⬤ Nvidia faces new pressure after news that Meta Platforms could shift part of its AI-chip orders to Google. The tech giant's search for other suppliers threatens Nvidia's market dominance - first estimates say the move could erase roughly $180 billion from Nvidia's market value. The stock price hinges on keeping its largest customers.
⬤ The situation stands out because Nvidia supplies the hardware that powers the AI boom - nearly every major tech firm buys its GPUs. Meta's readiness to test Google's chips shows that rivalry is intensifying as Google keeps sharpening its TPU platform. If one of the world's biggest AI spenders changes direction, Nvidia's order book could suffer. Investors responded at once, re evaluating what the change implies for Nvidia's near term outlook.
Any reallocation of that spending has the potential to shift expectations for Nvidia's revenue trajectory.
⬤ Meta's interest in Google chips reflects a wider trend - large AI firms want multiple suppliers rather than one. Google's TPU upgrades and its drive for enterprise AI partnerships give it stronger standing against Nvidia. Meta intends to pour tens of billions into AI hardware in the next few years - the destination of that cash carries weight for the whole sector. Even a partial switch would alter revenue forecasts across the industry.
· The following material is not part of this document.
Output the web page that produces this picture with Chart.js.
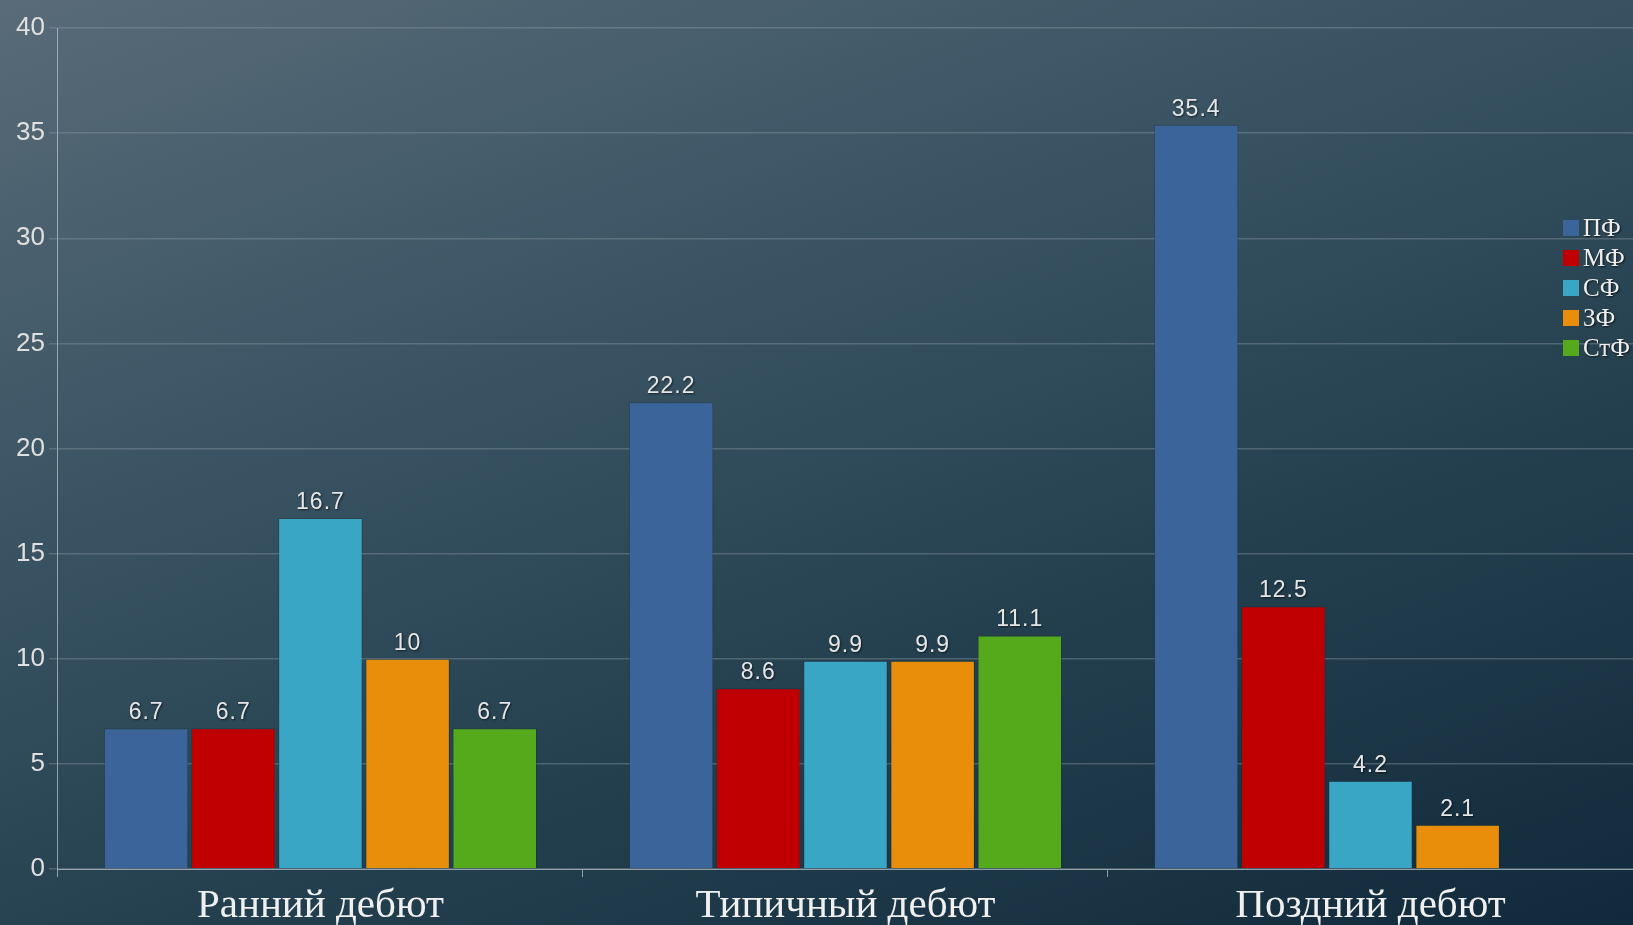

⬤ The episode highlights rising competitive threats in AI semiconductors. Nvidia's steep valuation rests on the belief that hyperscalers will keep buying GPUs in bulk. The mere fact that Meta is weighing alternatives exposes the risk that rivals will field their own chips. Nvidia's ability to retain market share will probably steer investor mood as AI infrastructure construction proceeds.